Let us not forget Amadeus...


----------



## Huilunsoittaja (Apr 6, 2010)

I like this particular clip, and you'll know why if you watch all the way through (it's about Shostakovich's early time in the Conservatory). It's a _little _bit historically incorrect. 

It's a little sad, but it's good.


----------



## BradPiano (Dec 22, 2011)

So this is one of my favorite parts of Amadeus:


----------



## Manxfeeder (Oct 19, 2010)

Chris said:


> One of my favourite Bette Davis films)


A friend recommended that to me a couple years ago, but he couldn't remember the title. Finally, now I can chase it down!


----------



## ComposerOfAvantGarde (Dec 2, 2011)

Scott Hicks' fabulous movie "Shine" about pianist David Helfgott is one of my favourite films of all time.


----------



## Conor71 (Feb 19, 2009)

Impromptu is a great film and very witty - it portrays artists such as Chopin, Liszt and Georges Sand etc..


----------



## Lunasong (Mar 15, 2011)

^^I very much liked Chopin-Desire for Love, which I thought was much better than Impromptu. It is available from Netflix in either DVD or streaming.
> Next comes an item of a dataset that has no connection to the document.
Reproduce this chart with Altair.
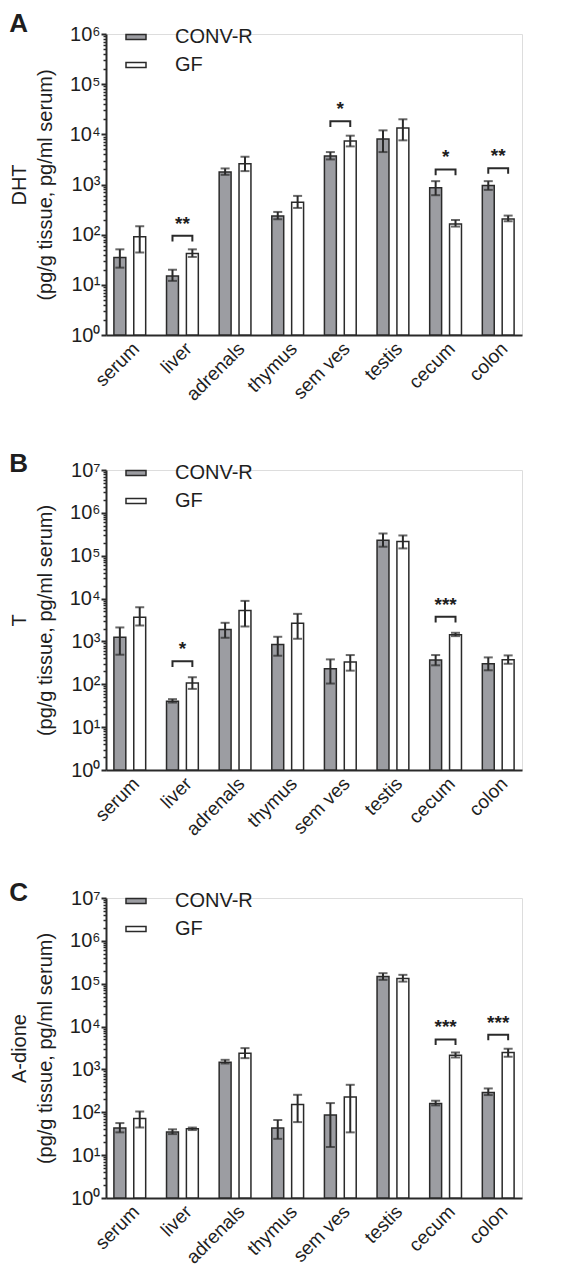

Music and Lyrics is a cute movie about how to write a pop song...


----------



## Polednice (Sep 13, 2009)

I'm going to wilfully ignore the parameters of the OP (and so you can wilfully ignore this post  ) and post a documentary about Richard Feynman called _No Ordinary Genius_. He may well have been a physicist, but I have been increasingly obsessed with the art intrinsic to science lately, and there is no way you can call this man uncreative:


----------



## aleazk (Sep 30, 2011)

^^What do you mean by "the art intrinsic to science"?. The fact that some scientists have also interest in the arts (music, painting, literature, etc) or that always there is some "art" in the way scientists work in their fields?


----------



## Guest (Jan 2, 2012)

If we broaden this a bit to simply include classical music, I can recommend _The Red Violin_ and _Vitus_. Oh wait, _Immortal Beloved_ is another good movie about Beethoven. _Coco Chanel and Stravinsky_ is pretty good, but it's more about their relationship than his music; however, if memory serves, it does show the disastrous debut of The Rite of Spring and a few scenes of him composing.


----------